In terms of coping with domestic cyclical fluctuations, leading companies have built key "performance stabilizers" through deep globalization. "Going global or going out of business" has become an industry consensus. Companies' overseas strategies have evolved from simple trade exports in the early years to deep internationalization through establishing production bases, R&D centers, and marketing and service networks locally. In 2024, XCMG, Sany Heavy Industry, and Zoomlion accounted for 12.4% of the combined sales revenue of the world's top 50 construction machinery manufacturers, demonstrating the continued rise in the influence of Chinese brands in the global market.
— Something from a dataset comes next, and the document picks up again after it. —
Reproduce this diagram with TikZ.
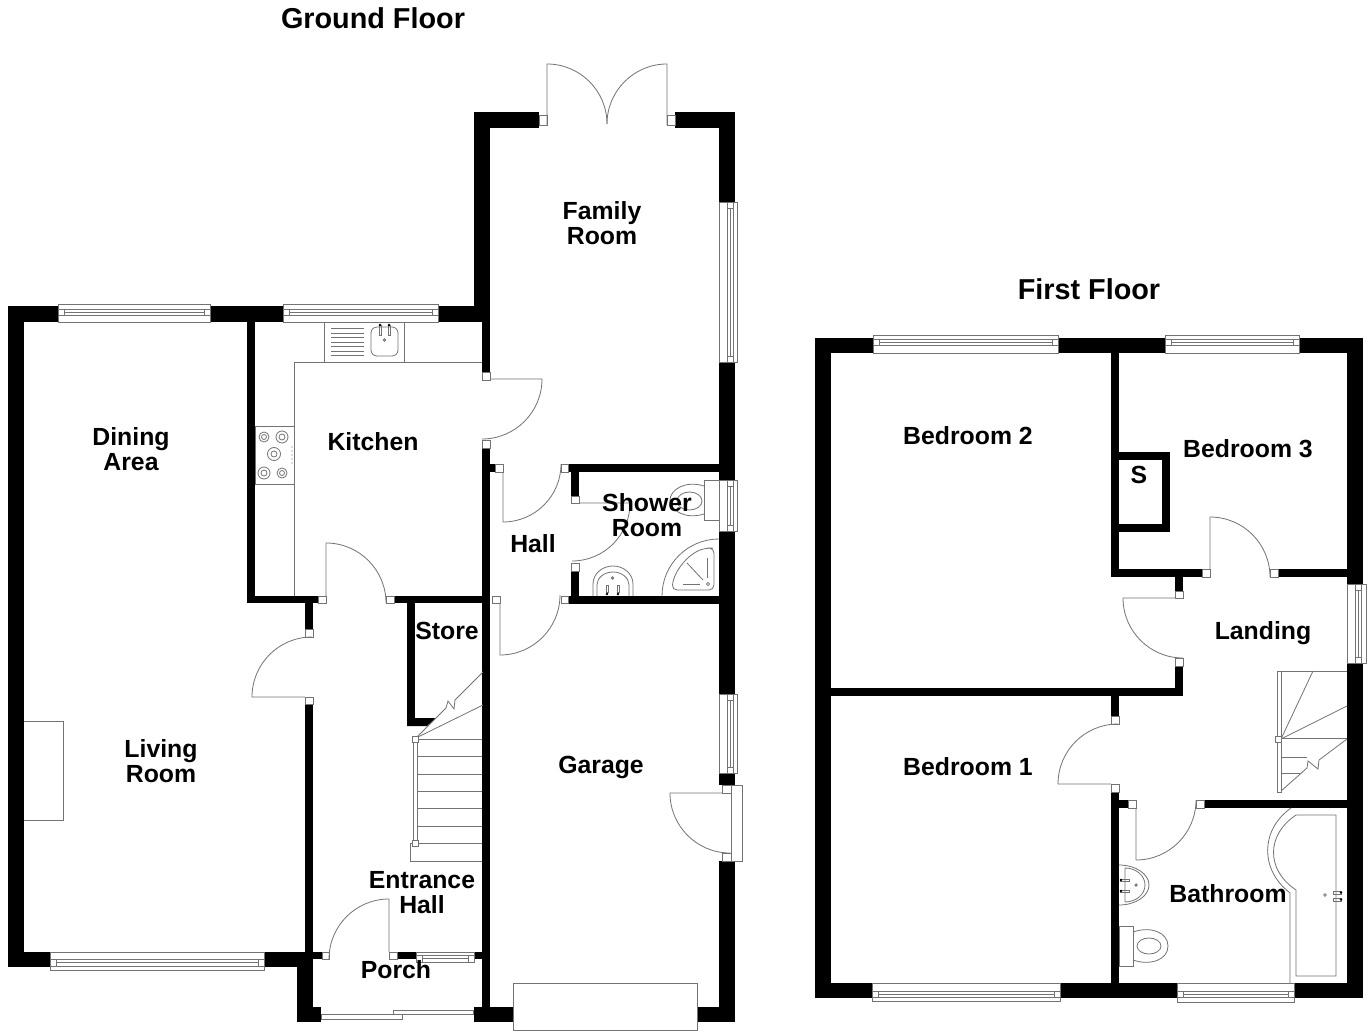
\documentclass[tikz,border=0pt]{standalone}
\usepackage{fontspec}
\setmainfont{Liberation Sans}
\usepackage{tikz}

\tikzset{
	wall/.style={fill=black},
	fitting/.style={draw=black!55, line width=0.8pt},
	pane/.style={draw=black!55, line width=0.8pt, fill=white},
	tapend/.style={fill=black},
	roomlabel/.style={font=\fontsize{24.8}{25}\selectfont\bfseries, align=center, inner sep=0pt},
	floorlabel/.style={font=\fontsize{28.8}{29}\selectfont\bfseries, align=center, inner sep=0pt}
}

% glazing bar of a window: from, to, and the two sides of the bar
\newcommand{\hglaze}[4]{\draw[fitting] (#1,#3) rectangle (#2,#4)
	({#1+6},#3) -- ({#1+6},#4) ({#2-6},#3) -- ({#2-6},#4)
	({#1+6},{(#3+#4)/2}) -- ({#2-6},{(#3+#4)/2});}
\newcommand{\vglaze}[4]{\draw[fitting] (#3,#1) rectangle (#4,#2)
	(#3,{#1+6}) -- (#4,{#1+6}) (#3,{#2-6}) -- (#4,{#2-6})
	({(#3+#4)/2},{#1+6}) -- ({(#3+#4)/2},{#2-6});}

\begin{document}
\begin{tikzpicture}[x=1pt, y=-1pt]
	\def \swing {60}

	\useasboundingbox (0,0) rectangle (1368,1032);
	\fill[white] (0,0) rectangle (1368,1032);

	% ground floor walls
	\fill[wall] (8,306) rectangle (58,322);
	\fill[wall] (210,306) rectangle (283,322);
	\fill[wall] (438,306) rectangle (490,322);
	\fill[wall] (8,306) rectangle (24,967);
	\fill[wall] (8,952) rectangle (50,967);
	\fill[wall] (264,952) rectangle (313,967);
	\fill[wall] (297,952) rectangle (313,1022);
	\fill[wall] (297,1007) rectangle (321,1022);
	\fill[wall] (305,952) rectangle (322,959);
	\fill[wall] (305,704) rectangle (313,952);
	\fill[wall] (305,603) rectangle (313,629);
	\fill[wall] (247,322) rectangle (255,603);
	\fill[wall] (247,596) rectangle (318,603);
	\fill[wall] (394,596) rectangle (490,603);
	\fill[wall] (407,596) rectangle (415,726);
	\fill[wall] (407,718) -- (436,718) -- (427,726) -- (407,726) -- cycle;
	\fill[wall] (474,112) rectangle (490,322);
	\fill[wall] (474,112) rectangle (539,128);
	\fill[wall] (675,112) rectangle (735,128);
	\fill[wall] (482,322) rectangle (490,372);
	\fill[wall] (482,448) rectangle (490,1022);
	\fill[wall] (490,464) rectangle (495,472);
	\fill[wall] (719,112) rectangle (735,202);
	\fill[wall] (719,362) rectangle (735,480);
	\fill[wall] (719,531) rectangle (735,694);
	\fill[wall] (719,773) rectangle (735,785);
	\fill[wall] (719,861) rectangle (735,1022);
	\fill[wall] (568,464) rectangle (719,472);
	\fill[wall] (571,472) rectangle (579,496);
	\fill[wall] (571,571) rectangle (579,596);
	\fill[wall] (568,596) rectangle (719,604);
	\fill[wall] (397,952) rectangle (416,959);
	\fill[wall] (474,952) rectangle (482,959);
	\fill[wall] (474,1007) rectangle (513,1022);
	\fill[wall] (697,1007) rectangle (735,1022);

	% first floor walls
	\fill[wall] (815,338) rectangle (873,353);
	\fill[wall] (1058,338) rectangle (1165,353);
	\fill[wall] (1299,338) rectangle (1363,353);
	\fill[wall] (815,338) rectangle (831,998);
	\fill[wall] (815,983) rectangle (872,998);
	\fill[wall] (1060,983) rectangle (1177,998);
	\fill[wall] (1294,983) rectangle (1363,998);
	\fill[wall] (1347,338) rectangle (1363,584);
	\fill[wall] (1347,663) rectangle (1363,998);
	\fill[wall] (1111,353) rectangle (1119,577);
	\fill[wall] (1111,569) rectangle (1202,577);
	\fill[wall] (1278,569) rectangle (1347,577);
	\fill[wall] (1119,452) rectangle (1170,460);
	\fill[wall] (1162,452) rectangle (1170,532);
	\fill[wall] (1119,524) rectangle (1170,532);
	\fill[wall] (1175,577) rectangle (1183,591);
	\fill[wall] (1175,666) rectangle (1183,696);
	\fill[wall] (831,688) rectangle (1183,696);
	\fill[wall] (1111,696) rectangle (1119,716);
	\fill[wall] (1111,792) rectangle (1119,983);
	\fill[wall] (1119,800) rectangle (1128,808);
	\fill[wall] (1204,800) rectangle (1347,808);

	% windows
	\draw[pane] (58,304) rectangle (210,322);
	\hglaze{58}{210}{309}{315}
	\draw[pane] (283,304) rectangle (438,322);
	\hglaze{283}{438}{309}{315}
	\draw[pane] (719,202) rectangle (737,362);
	\vglaze{202}{362}{727}{733}
	\draw[pane] (719,480) rectangle (737,531);
	\vglaze{480}{531}{727}{733}
	\draw[pane] (719,694) rectangle (737,773);
	\vglaze{694}{773}{727}{733}
	\draw[pane] (50,952) rectangle (264,970);
	\hglaze{50}{264}{959}{966}
	\draw[pane] (416,952) rectangle (474,962);
	\hglaze{416}{474}{955}{962}
	\draw[pane] (873,335) rectangle (1058,353);
	\hglaze{873}{1058}{339}{345}
	\draw[pane] (1165,335) rectangle (1299,353);
	\hglaze{1165}{1299}{339}{345}
	\draw[pane] (1347,584) rectangle (1366,663);
	\vglaze{584}{663}{1355}{1361}
	\draw[pane] (872,983) rectangle (1060,1001);
	\hglaze{872}{1060}{991}{997}
	\draw[pane] (1177,983) rectangle (1294,1002);
	\hglaze{1177}{1294}{991}{997}

	% outside doors
	\draw[pane] (513,983) rectangle (697,1030);
	\draw[pane] (321,1014) rectangle (402,1019);
	\draw[pane] (393,1010) rectangle (473,1014);
	\draw[pane] (731,785) rectangle (742,861);

	% door posts
	\draw[pane] (539,115) rectangle (547,125);
	\draw[pane] (667,115) rectangle (675,125);
	\draw[pane] (482,372) rectangle (490,380);
	\draw[pane] (482,440) rectangle (490,448);
	\draw[pane] (305,629) rectangle (313,637);
	\draw[pane] (305,697) rectangle (313,704);
	\draw[pane] (318,596) rectangle (326,603);
	\draw[pane] (386,596) rectangle (394,603);
	\draw[pane] (495,464) rectangle (503,472);
	\draw[pane] (561,464) rectangle (568,472);
	\draw[pane] (571,496) rectangle (579,503);
	\draw[pane] (571,563) rectangle (579,571);
	\draw[pane] (492,596) rectangle (500,603);
	\draw[pane] (561,596) rectangle (568,603);
	\draw[pane] (322,952) rectangle (329,959);
	\draw[pane] (389,952) rectangle (397,959);
	\draw[pane] (722,785) rectangle (731,793);
	\draw[pane] (722,853) rectangle (731,861);
	\draw[pane] (1202,569) rectangle (1210,577);
	\draw[pane] (1270,569) rectangle (1278,577);
	\draw[pane] (1175,591) rectangle (1183,598);
	\draw[pane] (1175,658) rectangle (1183,666);
	\draw[pane] (1111,716) rectangle (1119,724);
	\draw[pane] (1111,784) rectangle (1119,792);
	\draw[pane] (1128,800) rectangle (1136,808);
	\draw[pane] (1196,800) rectangle (1204,808);

	% door leaves
	\draw[fitting] (547,125) -- (547,64) arc[start angle=-90, end angle=0, radius=\swing];
	\draw[fitting] (667,125) -- (667,64) arc[start angle=-90, end angle=-180, radius=\swing];
	\draw[fitting] (490,379) -- (542,379) arc[start angle=0, end angle=90, radius=\swing];
	\draw[fitting] (305,697) -- (252,697) arc[start angle=180, end angle=270, radius=\swing];
	\draw[fitting] (326,596) -- (326,543) arc[start angle=-90, end angle=0, radius=\swing];
	\draw[fitting] (503,472) -- (503,522) arc[start angle=90, end angle=0, radius=58];
	\draw[fitting] (579,503) -- (630,503) arc[start angle=0, end angle=90, radius=58];
	\draw[fitting] (500,603) -- (500,655) arc[start angle=90, end angle=0, radius=\swing];
	\draw[fitting] (389,952) -- (389,899) arc[start angle=-90, end angle=-180, radius=\swing];
	\draw[fitting] (722,793) -- (670,793) arc[start angle=180, end angle=90, radius=\swing];
	\draw[fitting] (1210,569) -- (1210,517) arc[start angle=-90, end angle=0, radius=\swing];
	\draw[fitting] (1175,598) -- (1123,598) arc[start angle=180, end angle=90, radius=\swing];
	\draw[fitting] (1111,784) -- (1058,784) arc[start angle=180, end angle=270, radius=\swing];
	\draw[fitting] (1136,808) -- (1136,860) arc[start angle=90, end angle=0, radius=\swing];

	% kitchen units
	\draw[fitting] (294,596) -- (294,362) -- (482,362);
	\draw[fitting] (324,322) rectangle (404,362);
	\draw[fitting, rounded corners=6pt] (371,327) rectangle (398,356);
	\draw[fitting] (331,328) -- (364,328);
	\draw[fitting] (331,333) -- (364,333);
	\draw[fitting] (331,337) -- (364,337);
	\draw[fitting] (331,342) -- (364,342);
	\draw[fitting] (331,346) -- (364,346);
	\draw[fitting] (331,351) -- (364,351);
	\draw[fitting] (331,355) -- (364,355);
	\draw[fitting] (379,325) rectangle (381,335);
	\draw[fitting] (388,325) rectangle (390,335);
	\fill[tapend] (380,325) circle (1.3);
	\fill[tapend] (389,325) circle (1.3);
	\draw[fitting] (384.5,340) circle (1.2);
	\draw[fitting] (255,426) rectangle (294,484);
	\draw[fitting] (264,437) circle (5) (264,437) circle (2.5);
	\draw[fitting] (282,437) circle (6) (282,437) circle (3);
	\draw[fitting] (274,454) circle (6.5) (274,454) circle (3);
	\draw[fitting] (264,473) circle (6) (264,473) circle (3);
	\draw[fitting] (282,473) circle (5) (282,473) circle (2.5);
	\fill[black!60] (292,447) circle (0.7) (292,451) circle (0.7) (292,455) circle (0.7) (292,459) circle (0.7) (292,463) circle (0.7);

	% fireplace and stairs, ground floor
	\draw[fitting] (24,721) -- (63,721) -- (63,820) -- (24,820);
	\draw[fitting] (418,739) -- (482,739);
	\draw[fitting] (418,756) -- (482,756);
	\draw[fitting] (418,774) -- (482,774);
	\draw[fitting] (418,791) -- (482,791);
	\draw[fitting] (418,808) -- (482,808);
	\draw[fitting] (418,826) -- (482,826);
	\draw[fitting] (410,861) -- (410,843) -- (482,843) (410,861) -- (482,861);
	\draw[fitting] (413,739) rectangle (417,843);
	\draw[fitting] (416,738) -- (483,705);
	\draw[fitting] (416,738) -- (446,708) -- (448,701) -- (454,709) -- (455,700) -- (483,672);
	\draw[pane] (412,736) rectangle (418,742);
	\draw[pane] (412,840) rectangle (418,846);

	% shower room fittings
	\draw[fitting] (704,480) rectangle (719,520);
	\draw[fitting] (704,486) .. controls (685,480) and (670,490) .. (670,500) .. controls (670,510) and (685,520) .. (704,514);
	\draw[fitting] (689.5,501) ellipse (12.5 and 9);
	\draw[fitting] (593,596) -- (593,584) arc[start angle=180, end angle=360, x radius=20, y radius=18] -- (633,596);
	\draw[fitting] (597,596) -- (597,585) arc[start angle=180, end angle=360, x radius=16, y radius=13] -- (629,596);
	\draw[fitting] (606,585) rectangle (608,592);
	\draw[fitting] (617,585) rectangle (619,592);
	\fill[tapend] (607,594) circle (1.3);
	\fill[tapend] (618,594) circle (1.3);
	\draw[fitting] (612.5,578) circle (1.2);
	\draw[fitting] (662,596) arc[start angle=180, end angle=270, radius=57];
	\draw[fitting, rounded corners=5pt] (714,570) -- (714,590) -- (672,590) .. controls (674,570) and (690,552) .. (708,548) -- (714,548) -- cycle;
	\draw[fitting] (687,563) -- (703,580);
	\draw[fitting] (707,558) -- (707,578);
	\draw[fitting] (683,584) -- (700,584);
	\draw[fitting] (708,584) circle (1.6);

	% stairs, first floor
	\draw[fitting] (1277,671) rectangle (1281,792);
	\draw[fitting] (1277,671) -- (1347,671);
	\draw[fitting] (1281,739) -- (1313,671);
	\draw[fitting] (1281,739) -- (1347,706);
	\draw[fitting] (1281,738) -- (1347,738);
	\draw[fitting] (1281,757) -- (1307,757);
	\draw[fitting] (1281,773) -- (1301,773);
	\draw[fitting] (1281,791) -- (1307,768) -- (1308,761) -- (1318,769) -- (1319,760) -- (1347,739);
	\draw[pane] (1275,736) rectangle (1281,742);

	% bathroom fittings
	\draw[fitting] (1291,808) .. controls (1260,830) and (1260,870) .. (1290,893) -- (1290,983);
	\draw[fitting] (1296,815) -- (1336,815) -- (1336,976) -- (1296,976) -- (1296,890) .. controls (1266,870) and (1266,835) .. cycle;
	\draw[fitting] (1325,895) circle (1.4);
	\draw[fitting] (1333,891) rectangle (1341,894);
	\draw[fitting] (1333,898) rectangle (1341,901);
	\fill[tapend] (1341,892.5) circle (1.3);
	\fill[tapend] (1341,899.5) circle (1.3);
	\draw[fitting] (1119,865) arc[start angle=-90, end angle=90, x radius=30, y radius=20];
	\draw[fitting] (1125,868) arc[start angle=-90, end angle=90, x radius=20, y radius=17] -- cycle;
	\draw[fitting] (1120,879) rectangle (1129,881);
	\draw[fitting] (1120,890) rectangle (1129,892);
	\fill[tapend] (1121,880) circle (1.3);
	\fill[tapend] (1121,891) circle (1.3);
	\draw[fitting] (1136,885) circle (1.2);
	\draw[fitting] (1119,926) rectangle (1133,966);
	\draw[fitting] (1133,932) .. controls (1150,926) and (1168,932) .. (1168,946) .. controls (1168,960) and (1150,966) .. (1133,960);
	\draw[fitting] (1149,946) ellipse (12 and 8);

	% labels
	\node[floorlabel] (groundtitle) at (373,18) {Ground Floor};
	\node[floorlabel] (firsttitle) at (1089,289) {First Floor};
	\node[roomlabel] (family) at (602,223) {Family\\Room};
	\node[roomlabel] (dining) at (131,449) {Dining\\Area};
	\node[roomlabel] (kitchen) at (373,442) {Kitchen};
	\node[roomlabel] (hall) at (533,544) {Hall};
	\node[roomlabel] (shower) at (647,515) {Shower\\Room};
	\node[roomlabel] (store) at (447,631) {Store};
	\node[roomlabel] (living) at (161,761) {Living\\Room};
	\node[roomlabel] (garage) at (601,767) {Garage};
	\node[roomlabel] (entrance) at (422,893) {Entrance\\Hall};
	\node[roomlabel] (porch) at (396,970) {Porch};
	\node[roomlabel] (bedtwo) at (968,436) {Bedroom 2};
	\node[roomlabel] (bedthree) at (1248,449) {Bedroom 3};
	\node[roomlabel] (cupboard) at (1139,475) {S};
	\node[roomlabel] (landing) at (1263,633) {Landing};
	\node[roomlabel] (bedone) at (968,767) {Bedroom 1};
	\node[roomlabel] (bathroom) at (1228,894) {Bathroom};
\end{tikzpicture}
\end{document}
More importantly, overseas markets are not only a supplement to scale but also a guarantee of profitability quality. Data shows that the gross profit margin of many OEMs' overseas sales continues to be higher than that of the domestic market, with some companies' overseas revenue accounting for as much as 60%. This fundamental change in revenue sources gives companies stronger risk resistance and performance smoothing capabilities when facing fluctuations in the domestic market. Looking to the future, the most profound differentiator in this cycle is the redistribution of industrial value brought about by technological iteration. The transformation of construction machinery into a "new quality productivity" sector is taking shape, with the core being the deep integration of electrification and intelligentization.
At the 4th Changsha International Construction Machinery Exhibition, electrified products took center stage. Sany Group's exhibited equipment included 40% new electrified products, and its sales of electrified products exceeded 10 billion yuan in 2024. This is not merely a shift in energy form, but a reshaping of product value and the industrial chain—while electric products offer advantages such as zero emissions and low noise, their higher value and more complex electronic control systems are raising the industry's technological barriers and increasing the added value of the industrial chain.
Meanwhile, intelligentization is propelling equipment from "steel machinery" to "engineering robots." For example, unmanned road rollers and remotely controlled excavators have moved from concept to application. This indicates that future industry competition will be a competition of technology, data, and ecosystem, potentially helping leading companies escape the cycle of homogeneous "price wars."
In this cycle, listed companies are navigating the cycle by developing a three-pronged strategy encompassing "domestic replacement demand, global revenue, and electrified products." The core idea is to shift from passively adapting to macroeconomic cycles to proactively building diversified growth engines and higher technological barriers, aiming to achieve a more stable growth curve and valuation center in the new industrial competitive landscape.